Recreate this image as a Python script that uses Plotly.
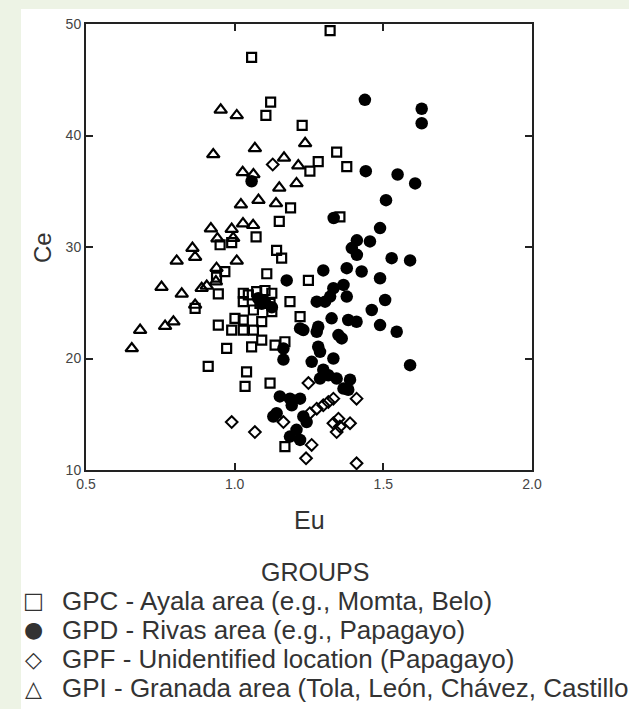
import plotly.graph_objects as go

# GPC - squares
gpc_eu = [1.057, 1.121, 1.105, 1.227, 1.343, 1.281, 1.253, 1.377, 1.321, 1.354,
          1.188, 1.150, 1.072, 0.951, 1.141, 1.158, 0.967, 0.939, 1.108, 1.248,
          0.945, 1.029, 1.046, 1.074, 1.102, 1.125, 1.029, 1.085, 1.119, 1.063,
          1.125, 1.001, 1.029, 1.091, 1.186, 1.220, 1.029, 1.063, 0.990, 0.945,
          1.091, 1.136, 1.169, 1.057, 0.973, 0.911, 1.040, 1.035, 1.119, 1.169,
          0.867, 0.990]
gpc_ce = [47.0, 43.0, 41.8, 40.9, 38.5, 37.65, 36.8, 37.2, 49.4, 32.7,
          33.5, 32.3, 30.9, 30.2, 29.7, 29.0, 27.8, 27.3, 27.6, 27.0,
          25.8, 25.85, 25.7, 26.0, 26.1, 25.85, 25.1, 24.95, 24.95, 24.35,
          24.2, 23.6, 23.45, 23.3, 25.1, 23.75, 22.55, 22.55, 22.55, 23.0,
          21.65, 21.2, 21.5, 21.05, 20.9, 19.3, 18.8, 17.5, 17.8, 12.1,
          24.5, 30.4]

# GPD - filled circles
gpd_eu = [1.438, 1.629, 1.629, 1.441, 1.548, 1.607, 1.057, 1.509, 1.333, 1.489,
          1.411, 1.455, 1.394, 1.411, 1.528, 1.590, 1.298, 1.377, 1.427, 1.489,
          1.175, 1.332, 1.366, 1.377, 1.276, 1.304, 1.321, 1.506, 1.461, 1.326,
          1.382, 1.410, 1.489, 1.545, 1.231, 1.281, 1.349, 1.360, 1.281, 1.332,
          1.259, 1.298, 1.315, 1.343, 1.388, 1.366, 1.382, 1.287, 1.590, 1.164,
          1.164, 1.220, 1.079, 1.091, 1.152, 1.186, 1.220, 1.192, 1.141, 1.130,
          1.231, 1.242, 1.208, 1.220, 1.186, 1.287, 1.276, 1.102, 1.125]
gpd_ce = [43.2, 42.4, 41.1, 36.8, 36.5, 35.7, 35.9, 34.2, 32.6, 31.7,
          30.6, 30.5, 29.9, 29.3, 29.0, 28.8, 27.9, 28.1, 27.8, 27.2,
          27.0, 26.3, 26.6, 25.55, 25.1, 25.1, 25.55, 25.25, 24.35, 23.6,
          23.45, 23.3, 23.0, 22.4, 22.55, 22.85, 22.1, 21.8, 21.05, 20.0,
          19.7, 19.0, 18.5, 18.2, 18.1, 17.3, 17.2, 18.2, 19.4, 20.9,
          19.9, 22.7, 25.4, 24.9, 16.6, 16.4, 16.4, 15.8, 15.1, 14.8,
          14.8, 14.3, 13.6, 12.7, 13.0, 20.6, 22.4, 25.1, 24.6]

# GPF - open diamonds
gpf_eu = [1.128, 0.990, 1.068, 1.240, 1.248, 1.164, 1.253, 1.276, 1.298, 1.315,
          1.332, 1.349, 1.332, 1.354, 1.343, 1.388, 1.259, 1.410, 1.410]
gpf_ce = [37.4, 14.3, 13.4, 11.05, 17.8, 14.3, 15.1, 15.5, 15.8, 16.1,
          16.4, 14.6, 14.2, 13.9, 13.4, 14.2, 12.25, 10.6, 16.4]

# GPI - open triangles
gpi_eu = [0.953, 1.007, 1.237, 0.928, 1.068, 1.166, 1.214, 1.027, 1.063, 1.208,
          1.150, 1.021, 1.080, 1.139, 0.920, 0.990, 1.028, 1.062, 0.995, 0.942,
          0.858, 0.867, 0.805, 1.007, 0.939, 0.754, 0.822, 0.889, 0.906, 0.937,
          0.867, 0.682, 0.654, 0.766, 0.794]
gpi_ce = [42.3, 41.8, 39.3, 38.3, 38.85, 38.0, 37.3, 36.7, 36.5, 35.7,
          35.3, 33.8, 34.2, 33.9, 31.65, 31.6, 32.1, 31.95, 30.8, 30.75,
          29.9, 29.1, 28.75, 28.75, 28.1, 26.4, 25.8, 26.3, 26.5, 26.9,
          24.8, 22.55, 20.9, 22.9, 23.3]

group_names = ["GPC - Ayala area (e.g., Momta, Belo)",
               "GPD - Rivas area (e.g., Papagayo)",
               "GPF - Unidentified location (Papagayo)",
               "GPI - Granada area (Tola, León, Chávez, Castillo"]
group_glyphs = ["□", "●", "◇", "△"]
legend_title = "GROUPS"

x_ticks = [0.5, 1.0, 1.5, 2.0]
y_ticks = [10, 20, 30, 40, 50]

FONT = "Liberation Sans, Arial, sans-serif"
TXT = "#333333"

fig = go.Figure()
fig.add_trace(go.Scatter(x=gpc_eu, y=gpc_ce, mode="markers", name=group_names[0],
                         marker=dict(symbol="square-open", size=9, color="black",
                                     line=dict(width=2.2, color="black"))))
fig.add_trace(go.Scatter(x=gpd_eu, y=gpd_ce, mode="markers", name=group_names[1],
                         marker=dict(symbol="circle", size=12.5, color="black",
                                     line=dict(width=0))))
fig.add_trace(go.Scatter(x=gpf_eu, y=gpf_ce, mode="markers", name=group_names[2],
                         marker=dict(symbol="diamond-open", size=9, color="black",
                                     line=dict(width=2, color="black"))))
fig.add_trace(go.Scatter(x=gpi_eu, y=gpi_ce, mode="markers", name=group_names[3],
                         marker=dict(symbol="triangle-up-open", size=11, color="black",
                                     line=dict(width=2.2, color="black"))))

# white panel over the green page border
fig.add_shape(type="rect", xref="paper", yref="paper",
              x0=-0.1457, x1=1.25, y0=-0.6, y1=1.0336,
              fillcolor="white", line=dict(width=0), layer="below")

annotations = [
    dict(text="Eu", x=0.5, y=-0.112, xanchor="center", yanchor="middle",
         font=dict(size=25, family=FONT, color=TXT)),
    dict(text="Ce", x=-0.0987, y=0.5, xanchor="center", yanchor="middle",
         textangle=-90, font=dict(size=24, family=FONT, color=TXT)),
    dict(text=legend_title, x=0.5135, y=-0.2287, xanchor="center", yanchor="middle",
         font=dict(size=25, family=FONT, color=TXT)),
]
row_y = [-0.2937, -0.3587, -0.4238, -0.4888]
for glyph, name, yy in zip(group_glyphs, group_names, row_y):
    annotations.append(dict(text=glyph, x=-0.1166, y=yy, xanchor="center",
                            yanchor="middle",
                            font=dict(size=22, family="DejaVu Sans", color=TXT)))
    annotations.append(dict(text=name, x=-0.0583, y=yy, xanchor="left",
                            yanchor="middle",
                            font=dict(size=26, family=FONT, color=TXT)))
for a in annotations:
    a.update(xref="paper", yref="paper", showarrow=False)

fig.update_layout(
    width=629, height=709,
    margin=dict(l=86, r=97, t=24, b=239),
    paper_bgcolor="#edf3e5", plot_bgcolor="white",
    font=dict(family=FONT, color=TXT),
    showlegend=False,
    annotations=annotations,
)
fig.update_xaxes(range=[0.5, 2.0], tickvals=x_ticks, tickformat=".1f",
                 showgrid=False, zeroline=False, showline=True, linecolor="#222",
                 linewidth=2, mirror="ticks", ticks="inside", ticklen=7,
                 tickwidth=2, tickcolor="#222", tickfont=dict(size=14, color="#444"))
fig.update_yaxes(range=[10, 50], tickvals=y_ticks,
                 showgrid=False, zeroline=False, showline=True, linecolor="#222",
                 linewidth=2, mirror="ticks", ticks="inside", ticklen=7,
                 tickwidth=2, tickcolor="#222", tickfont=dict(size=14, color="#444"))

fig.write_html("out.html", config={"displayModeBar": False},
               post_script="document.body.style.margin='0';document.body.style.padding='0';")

=====

Repeat, exactly and in full, each line from the start of the data to the line that contains "import plotly.graph_objects as go". Pictures do not go in.

REPLY:
Recreate this image as a Python script that uses Plotly.
import plotly.graph_objects as go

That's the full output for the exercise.